-- BEGIN --

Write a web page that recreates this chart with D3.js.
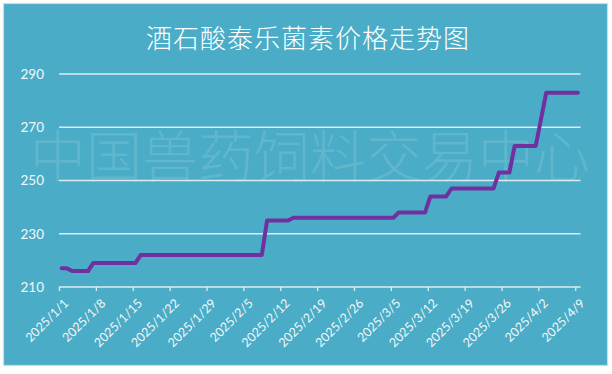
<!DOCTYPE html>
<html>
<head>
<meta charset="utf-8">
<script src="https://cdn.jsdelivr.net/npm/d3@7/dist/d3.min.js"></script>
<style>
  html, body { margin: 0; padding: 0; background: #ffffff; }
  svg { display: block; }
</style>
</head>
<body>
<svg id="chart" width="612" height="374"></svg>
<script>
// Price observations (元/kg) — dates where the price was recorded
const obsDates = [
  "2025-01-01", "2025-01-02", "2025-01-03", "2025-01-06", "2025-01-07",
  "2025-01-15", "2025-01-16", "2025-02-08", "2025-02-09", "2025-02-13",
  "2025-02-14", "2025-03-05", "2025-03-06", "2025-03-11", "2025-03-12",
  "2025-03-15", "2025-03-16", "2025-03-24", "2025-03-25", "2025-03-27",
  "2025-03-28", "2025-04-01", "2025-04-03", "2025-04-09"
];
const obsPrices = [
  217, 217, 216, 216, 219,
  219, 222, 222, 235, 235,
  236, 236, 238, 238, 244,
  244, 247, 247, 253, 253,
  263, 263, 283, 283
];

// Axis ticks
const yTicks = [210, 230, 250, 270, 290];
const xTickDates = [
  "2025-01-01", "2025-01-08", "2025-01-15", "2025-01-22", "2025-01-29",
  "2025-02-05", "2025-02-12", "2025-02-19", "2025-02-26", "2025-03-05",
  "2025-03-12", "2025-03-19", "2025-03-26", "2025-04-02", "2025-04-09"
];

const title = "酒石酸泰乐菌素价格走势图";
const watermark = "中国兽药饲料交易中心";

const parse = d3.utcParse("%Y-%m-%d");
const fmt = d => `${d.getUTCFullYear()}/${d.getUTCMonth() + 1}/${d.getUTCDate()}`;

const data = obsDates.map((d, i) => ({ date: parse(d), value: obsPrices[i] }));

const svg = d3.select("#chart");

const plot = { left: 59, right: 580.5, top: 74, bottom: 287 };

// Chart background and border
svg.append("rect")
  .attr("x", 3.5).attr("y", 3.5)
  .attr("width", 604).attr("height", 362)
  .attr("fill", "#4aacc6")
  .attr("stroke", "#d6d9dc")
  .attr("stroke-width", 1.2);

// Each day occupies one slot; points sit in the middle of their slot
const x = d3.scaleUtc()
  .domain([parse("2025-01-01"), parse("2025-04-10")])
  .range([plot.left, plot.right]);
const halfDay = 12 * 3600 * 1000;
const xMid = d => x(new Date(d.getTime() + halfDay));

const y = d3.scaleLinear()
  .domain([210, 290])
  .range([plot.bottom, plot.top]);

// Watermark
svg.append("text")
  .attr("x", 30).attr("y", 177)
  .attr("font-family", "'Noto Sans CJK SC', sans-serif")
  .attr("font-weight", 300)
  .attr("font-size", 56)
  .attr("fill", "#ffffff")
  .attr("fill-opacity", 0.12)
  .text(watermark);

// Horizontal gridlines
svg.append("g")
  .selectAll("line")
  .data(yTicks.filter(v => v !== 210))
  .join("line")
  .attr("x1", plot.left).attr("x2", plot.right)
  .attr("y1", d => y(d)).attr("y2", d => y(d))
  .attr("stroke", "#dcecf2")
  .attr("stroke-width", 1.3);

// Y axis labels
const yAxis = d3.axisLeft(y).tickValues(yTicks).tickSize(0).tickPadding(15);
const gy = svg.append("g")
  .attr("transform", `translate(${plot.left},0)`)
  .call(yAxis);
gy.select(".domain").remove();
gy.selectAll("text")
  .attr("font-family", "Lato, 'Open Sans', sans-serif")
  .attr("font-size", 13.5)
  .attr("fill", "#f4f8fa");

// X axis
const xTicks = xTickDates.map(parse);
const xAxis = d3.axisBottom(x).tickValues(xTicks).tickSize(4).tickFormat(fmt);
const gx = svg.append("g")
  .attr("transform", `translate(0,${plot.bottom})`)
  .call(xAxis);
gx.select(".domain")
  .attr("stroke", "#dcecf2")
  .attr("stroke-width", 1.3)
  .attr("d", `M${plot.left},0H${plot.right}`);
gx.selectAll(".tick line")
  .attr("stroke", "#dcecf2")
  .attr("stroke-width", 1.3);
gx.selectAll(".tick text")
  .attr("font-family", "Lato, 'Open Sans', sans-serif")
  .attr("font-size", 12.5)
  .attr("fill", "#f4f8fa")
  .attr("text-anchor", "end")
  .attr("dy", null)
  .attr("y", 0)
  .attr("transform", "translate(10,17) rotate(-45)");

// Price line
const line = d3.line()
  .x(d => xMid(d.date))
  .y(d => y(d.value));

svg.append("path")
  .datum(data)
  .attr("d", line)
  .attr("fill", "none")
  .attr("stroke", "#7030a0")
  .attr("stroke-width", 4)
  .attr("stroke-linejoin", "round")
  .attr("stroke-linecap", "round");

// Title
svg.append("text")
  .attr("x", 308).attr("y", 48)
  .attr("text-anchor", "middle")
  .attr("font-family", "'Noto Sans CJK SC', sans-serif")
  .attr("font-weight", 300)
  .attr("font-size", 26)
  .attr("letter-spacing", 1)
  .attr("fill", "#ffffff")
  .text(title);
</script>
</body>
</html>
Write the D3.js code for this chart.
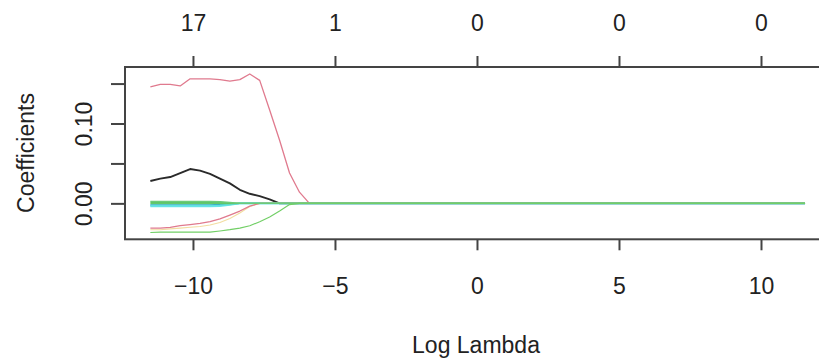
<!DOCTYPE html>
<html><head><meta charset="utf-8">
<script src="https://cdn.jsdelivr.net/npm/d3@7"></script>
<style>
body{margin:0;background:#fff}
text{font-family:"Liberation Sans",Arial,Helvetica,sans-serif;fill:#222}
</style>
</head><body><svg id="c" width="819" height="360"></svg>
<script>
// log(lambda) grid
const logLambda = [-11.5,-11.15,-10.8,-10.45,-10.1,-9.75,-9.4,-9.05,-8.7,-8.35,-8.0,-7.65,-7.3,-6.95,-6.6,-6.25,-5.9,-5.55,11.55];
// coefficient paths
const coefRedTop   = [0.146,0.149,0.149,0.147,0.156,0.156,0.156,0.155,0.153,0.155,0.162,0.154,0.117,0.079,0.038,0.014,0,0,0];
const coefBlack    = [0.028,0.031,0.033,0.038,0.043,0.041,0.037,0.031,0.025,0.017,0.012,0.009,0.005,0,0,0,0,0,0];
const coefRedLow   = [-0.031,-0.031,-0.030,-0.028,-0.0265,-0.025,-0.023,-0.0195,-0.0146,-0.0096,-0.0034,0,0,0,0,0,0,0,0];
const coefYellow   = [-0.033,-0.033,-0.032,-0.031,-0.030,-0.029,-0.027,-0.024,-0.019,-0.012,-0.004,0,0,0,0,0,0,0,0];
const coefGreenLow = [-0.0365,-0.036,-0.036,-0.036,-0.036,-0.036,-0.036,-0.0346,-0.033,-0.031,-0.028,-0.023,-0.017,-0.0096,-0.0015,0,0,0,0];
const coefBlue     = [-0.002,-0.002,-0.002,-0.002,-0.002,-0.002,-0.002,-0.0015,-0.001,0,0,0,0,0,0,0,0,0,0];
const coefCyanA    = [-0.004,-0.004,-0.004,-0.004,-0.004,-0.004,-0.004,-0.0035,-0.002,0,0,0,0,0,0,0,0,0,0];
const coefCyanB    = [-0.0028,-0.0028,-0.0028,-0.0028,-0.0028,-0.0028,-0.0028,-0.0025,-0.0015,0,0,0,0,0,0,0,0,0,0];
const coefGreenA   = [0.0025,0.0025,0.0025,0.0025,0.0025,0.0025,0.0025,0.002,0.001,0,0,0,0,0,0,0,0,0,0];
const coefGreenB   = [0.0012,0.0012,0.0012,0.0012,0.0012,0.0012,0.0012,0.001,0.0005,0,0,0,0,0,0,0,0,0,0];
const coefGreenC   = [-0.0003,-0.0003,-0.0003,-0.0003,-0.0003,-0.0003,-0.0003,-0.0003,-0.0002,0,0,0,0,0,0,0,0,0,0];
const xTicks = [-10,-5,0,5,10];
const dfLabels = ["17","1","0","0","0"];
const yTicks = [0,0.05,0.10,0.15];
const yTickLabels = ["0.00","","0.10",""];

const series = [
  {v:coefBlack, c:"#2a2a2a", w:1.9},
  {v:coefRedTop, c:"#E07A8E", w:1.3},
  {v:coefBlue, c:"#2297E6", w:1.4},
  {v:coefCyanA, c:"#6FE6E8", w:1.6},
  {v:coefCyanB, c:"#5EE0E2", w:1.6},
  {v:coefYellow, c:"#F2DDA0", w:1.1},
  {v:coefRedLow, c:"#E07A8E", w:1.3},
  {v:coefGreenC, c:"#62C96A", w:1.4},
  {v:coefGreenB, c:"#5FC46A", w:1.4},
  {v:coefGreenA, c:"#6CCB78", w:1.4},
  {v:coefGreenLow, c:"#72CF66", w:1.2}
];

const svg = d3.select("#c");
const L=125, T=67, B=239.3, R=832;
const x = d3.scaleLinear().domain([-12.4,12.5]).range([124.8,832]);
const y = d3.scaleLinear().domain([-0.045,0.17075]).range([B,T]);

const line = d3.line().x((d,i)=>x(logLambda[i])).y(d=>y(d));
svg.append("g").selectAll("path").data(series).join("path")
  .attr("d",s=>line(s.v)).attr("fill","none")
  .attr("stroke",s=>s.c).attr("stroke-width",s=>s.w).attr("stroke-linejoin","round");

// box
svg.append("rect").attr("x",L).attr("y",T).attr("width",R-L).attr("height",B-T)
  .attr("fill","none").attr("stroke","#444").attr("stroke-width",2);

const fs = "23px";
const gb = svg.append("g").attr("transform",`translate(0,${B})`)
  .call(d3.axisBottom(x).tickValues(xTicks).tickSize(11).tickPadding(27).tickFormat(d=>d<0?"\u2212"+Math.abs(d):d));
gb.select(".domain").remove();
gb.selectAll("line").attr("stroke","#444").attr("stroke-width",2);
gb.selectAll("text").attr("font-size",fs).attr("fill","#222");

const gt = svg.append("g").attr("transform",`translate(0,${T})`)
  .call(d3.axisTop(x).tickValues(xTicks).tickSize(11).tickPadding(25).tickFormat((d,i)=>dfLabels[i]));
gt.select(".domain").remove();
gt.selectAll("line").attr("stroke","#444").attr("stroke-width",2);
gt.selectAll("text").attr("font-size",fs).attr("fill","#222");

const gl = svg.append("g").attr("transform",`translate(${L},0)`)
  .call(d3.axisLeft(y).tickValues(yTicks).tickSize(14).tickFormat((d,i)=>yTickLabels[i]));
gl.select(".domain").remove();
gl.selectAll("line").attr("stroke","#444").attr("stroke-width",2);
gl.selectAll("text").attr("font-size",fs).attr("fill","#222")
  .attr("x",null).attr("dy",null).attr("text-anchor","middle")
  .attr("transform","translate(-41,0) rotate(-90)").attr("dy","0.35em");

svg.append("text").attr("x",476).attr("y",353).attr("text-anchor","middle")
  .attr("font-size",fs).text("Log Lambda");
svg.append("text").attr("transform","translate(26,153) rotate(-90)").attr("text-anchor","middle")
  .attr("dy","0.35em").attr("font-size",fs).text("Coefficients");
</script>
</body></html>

-- END --

__Task directions__. State how many lines of the records above contain the word "this", giving only that number.

__Task solution__. 2